Luis: «Pasó los trece meses más angustiosos, amargos e inolvidables de mi vida peleando por Ana. Día y noche desde que un maldito accidente de moto la dejó postrada en la cama. Sin descanso. Sin dejarme llevar por la desesperación que a veces la asaltaba a ella porque no había avances en su recuperación. Poniendo buena cara a los peores tiempos, sonriendo cuando por dentro me desgarraba, sacando fuerzas que yo mismo ignoraba tener. Ni Ana ni nuestras familias me vieron nunca derrotado, jamás dejó que mis sombras les apagaran sus ilusiones.Mi cuerpo lo acusó. Diez kilos menos, ojeras, canas, arrugas que surgieron donde siempre hubo piel tersa, pero habiendo una persona en peor estado quién se va a fijar en las heridas de los demás, en los daños colaterales de una guerra sorda y prolongada por devolver un cuerpo maltrecho a la normalidad. Y un día el médico te sonríe de forma especial y comunica que las cosas ya van mucho mejor y que los daños más graves empiezan a batirse en retirada y que lo que parecía irreparable ya no lo es tanto. Y hay hasta sonrisas esperanzadas y empiezan a llegar días felices.
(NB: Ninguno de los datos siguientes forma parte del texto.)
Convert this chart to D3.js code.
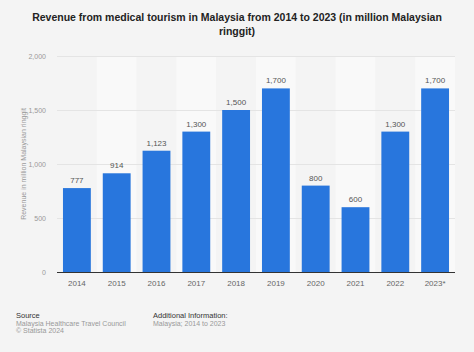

Con secuelas, pero vencedores, nos dispusimos a regresar a la vida con ánimos renovados, aunque sin perder de vista la certeza de nuestra fragilidad, como dos soldados que han visto la muerte de cerca, cara a cara, y cuando vuelven a la paz descubren que no tienen nada que decirse. Por eso no reprocho a Ana que se fuera con un chico diez años más joven y completamente distinto a mí. Guapo, deportista, despreocupado, intrascendente. En serio. La comprendo. Quién sabe, tal vez en su situación yo hubiera hecho lo mismo. Quizá no sea una forma admirable de mostrar gratitud después de haberle entregado lo mejor de mí en su combate a vida o muerte (incluso salieron virtudes que yo mismo ignoraba), pero qué somos los seres humanos sino víctimas de nuestra fragilidad egoísta, prisioneros de nuestras pequeñas miserias que salen a la luz a través de las sombras golpeadas por la fatalidad».